(Stored entries)
|---|

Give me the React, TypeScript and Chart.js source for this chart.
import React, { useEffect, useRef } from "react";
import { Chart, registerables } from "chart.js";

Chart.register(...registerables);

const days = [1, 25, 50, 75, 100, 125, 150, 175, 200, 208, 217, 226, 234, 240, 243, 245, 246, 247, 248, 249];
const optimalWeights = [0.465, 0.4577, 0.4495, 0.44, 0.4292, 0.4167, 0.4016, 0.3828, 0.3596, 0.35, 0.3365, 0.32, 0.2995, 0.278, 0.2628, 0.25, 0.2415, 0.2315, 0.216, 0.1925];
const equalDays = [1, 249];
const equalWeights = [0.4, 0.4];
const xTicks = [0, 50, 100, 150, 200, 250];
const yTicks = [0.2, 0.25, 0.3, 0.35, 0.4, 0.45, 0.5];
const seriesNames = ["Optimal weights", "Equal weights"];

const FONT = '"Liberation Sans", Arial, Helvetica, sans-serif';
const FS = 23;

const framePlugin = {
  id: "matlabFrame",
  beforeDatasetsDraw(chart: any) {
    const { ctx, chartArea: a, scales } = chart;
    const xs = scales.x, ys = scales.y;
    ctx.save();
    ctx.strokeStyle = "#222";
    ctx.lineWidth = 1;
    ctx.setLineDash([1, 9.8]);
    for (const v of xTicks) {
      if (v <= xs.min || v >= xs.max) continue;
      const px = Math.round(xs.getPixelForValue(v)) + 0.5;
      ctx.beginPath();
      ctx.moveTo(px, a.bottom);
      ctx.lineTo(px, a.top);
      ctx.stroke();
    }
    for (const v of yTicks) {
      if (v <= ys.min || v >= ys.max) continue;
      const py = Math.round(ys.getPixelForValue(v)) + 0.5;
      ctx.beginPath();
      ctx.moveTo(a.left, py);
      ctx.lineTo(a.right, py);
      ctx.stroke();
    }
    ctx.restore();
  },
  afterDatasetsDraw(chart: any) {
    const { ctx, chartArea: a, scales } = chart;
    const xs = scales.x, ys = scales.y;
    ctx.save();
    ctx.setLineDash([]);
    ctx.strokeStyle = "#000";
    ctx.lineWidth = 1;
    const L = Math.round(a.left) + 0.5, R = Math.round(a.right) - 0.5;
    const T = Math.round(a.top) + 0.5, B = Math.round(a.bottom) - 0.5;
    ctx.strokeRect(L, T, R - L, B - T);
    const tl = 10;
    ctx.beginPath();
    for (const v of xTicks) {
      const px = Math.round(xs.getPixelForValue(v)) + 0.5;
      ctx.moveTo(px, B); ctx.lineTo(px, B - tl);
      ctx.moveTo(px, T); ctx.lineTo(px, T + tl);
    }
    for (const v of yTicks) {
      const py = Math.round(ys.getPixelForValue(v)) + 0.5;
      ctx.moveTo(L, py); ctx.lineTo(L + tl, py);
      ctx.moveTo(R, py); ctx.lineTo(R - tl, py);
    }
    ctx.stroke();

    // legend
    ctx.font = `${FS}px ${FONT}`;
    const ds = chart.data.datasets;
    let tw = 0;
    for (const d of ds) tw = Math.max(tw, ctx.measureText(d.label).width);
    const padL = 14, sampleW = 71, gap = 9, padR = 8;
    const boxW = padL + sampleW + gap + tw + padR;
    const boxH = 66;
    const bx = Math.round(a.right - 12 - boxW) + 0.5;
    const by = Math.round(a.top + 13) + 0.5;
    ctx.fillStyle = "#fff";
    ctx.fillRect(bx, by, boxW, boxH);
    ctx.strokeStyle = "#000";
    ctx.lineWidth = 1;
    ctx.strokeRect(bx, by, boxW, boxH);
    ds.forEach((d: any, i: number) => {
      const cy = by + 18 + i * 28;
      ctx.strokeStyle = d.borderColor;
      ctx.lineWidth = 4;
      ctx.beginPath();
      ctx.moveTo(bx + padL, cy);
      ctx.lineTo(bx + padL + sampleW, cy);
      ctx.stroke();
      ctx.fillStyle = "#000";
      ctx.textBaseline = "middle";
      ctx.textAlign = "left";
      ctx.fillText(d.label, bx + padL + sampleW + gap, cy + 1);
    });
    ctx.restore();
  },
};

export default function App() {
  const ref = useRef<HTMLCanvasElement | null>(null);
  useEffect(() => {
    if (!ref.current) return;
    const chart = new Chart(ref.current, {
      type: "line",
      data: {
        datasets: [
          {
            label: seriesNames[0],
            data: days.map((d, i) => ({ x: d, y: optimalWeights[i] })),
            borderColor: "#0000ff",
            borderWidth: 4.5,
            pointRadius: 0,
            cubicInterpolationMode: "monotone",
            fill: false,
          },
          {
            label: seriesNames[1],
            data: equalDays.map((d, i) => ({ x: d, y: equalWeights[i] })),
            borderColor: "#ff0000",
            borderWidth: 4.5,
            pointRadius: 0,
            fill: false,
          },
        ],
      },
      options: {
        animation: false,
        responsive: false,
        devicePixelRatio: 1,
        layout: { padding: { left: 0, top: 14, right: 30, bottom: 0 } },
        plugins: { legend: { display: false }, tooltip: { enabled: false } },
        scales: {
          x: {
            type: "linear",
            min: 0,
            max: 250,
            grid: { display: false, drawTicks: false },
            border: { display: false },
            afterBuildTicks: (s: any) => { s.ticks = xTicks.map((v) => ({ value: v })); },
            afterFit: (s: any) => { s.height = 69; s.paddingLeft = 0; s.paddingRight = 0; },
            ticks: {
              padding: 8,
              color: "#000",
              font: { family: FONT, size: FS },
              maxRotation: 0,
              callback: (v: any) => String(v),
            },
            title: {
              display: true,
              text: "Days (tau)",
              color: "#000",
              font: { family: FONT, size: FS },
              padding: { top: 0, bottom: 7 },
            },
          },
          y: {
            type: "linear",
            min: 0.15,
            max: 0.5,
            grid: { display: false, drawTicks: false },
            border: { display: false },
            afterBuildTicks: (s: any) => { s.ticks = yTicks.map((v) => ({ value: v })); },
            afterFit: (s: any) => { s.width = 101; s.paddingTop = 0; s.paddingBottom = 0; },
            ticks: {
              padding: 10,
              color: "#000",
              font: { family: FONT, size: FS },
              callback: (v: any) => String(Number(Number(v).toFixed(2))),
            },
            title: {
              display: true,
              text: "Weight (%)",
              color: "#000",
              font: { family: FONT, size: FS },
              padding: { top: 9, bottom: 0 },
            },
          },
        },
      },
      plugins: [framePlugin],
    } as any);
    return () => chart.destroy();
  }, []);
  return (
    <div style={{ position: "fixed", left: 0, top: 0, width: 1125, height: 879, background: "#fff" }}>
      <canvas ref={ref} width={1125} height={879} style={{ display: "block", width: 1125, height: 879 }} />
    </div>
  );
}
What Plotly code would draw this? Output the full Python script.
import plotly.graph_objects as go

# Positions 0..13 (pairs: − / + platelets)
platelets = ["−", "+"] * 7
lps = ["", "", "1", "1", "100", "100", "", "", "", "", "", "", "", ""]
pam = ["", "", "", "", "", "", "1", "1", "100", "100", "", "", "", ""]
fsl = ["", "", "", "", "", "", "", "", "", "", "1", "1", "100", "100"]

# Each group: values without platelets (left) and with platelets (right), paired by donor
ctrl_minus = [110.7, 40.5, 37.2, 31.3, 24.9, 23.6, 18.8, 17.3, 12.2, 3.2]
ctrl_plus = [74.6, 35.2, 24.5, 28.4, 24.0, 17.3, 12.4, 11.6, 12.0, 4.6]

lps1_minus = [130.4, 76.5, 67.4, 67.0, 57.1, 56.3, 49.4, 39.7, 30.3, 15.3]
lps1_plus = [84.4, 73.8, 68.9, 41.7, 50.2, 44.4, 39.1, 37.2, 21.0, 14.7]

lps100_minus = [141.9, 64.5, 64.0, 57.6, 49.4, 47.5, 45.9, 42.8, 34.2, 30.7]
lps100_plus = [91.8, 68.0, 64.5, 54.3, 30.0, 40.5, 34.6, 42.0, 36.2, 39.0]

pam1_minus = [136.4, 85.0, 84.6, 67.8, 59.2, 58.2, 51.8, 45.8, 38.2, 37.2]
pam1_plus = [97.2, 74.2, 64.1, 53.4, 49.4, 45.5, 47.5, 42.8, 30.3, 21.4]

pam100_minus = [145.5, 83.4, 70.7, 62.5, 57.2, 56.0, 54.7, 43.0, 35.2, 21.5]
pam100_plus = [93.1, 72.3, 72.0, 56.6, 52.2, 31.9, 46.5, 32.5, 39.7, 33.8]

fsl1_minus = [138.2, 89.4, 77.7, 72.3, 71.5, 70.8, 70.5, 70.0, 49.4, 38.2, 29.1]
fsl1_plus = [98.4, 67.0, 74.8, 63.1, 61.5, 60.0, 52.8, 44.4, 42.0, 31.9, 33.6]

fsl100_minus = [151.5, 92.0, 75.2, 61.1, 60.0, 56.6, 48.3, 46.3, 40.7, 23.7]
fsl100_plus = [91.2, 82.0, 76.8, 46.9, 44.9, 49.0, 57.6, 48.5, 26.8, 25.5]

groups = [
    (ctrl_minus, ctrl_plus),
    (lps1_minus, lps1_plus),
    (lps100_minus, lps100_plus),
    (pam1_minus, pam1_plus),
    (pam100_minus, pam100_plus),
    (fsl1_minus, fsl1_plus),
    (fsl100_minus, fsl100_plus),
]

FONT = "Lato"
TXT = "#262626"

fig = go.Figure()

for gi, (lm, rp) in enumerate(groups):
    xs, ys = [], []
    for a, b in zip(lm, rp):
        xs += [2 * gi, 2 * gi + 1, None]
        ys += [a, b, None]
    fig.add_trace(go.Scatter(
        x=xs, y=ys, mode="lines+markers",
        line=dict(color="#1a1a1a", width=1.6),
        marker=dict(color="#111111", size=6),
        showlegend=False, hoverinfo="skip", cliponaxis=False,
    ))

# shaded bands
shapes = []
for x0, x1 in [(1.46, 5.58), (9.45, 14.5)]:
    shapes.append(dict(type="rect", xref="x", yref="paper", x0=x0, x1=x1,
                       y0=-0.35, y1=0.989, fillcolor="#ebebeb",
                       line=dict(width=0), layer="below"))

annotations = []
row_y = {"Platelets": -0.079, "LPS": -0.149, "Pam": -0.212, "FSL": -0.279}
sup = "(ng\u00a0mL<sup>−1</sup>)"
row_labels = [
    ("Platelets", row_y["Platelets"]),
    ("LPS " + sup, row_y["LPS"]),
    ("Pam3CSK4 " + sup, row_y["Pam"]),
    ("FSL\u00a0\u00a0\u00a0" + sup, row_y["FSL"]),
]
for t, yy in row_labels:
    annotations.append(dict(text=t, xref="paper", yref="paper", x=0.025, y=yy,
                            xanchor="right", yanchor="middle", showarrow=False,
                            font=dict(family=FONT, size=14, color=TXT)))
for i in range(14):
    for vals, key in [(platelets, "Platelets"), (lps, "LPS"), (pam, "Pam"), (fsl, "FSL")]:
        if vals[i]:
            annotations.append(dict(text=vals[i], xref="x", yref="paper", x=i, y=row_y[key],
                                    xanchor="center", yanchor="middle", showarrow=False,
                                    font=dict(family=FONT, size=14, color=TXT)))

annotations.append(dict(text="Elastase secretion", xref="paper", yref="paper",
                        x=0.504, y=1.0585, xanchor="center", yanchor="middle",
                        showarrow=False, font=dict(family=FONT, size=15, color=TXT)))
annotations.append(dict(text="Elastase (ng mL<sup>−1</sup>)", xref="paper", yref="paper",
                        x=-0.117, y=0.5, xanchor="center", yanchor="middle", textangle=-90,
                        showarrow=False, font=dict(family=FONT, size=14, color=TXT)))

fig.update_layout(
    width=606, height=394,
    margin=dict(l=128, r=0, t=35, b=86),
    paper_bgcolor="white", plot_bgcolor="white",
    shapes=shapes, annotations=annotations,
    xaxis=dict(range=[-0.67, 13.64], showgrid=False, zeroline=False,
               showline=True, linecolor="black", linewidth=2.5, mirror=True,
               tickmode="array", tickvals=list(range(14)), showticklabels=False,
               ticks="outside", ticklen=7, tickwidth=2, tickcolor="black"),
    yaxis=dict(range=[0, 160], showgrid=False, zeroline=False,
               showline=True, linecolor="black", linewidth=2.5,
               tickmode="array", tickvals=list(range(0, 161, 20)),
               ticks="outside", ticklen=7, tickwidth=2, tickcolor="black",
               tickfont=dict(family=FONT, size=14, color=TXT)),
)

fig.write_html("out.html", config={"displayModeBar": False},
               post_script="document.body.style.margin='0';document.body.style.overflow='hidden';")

|---|

• WHAT YOU ARE ASKED TO DO: Beginning at the top of the data, please return every line until and including the line containing "Chart.register(...registerables);", copied exactly, and nothing past it.

• WORKED ANSWER:
Give me the React, TypeScript and Chart.js source for this chart.
import React, { useEffect, useRef } from "react";
import { Chart, registerables } from "chart.js";

Chart.register(...registerables);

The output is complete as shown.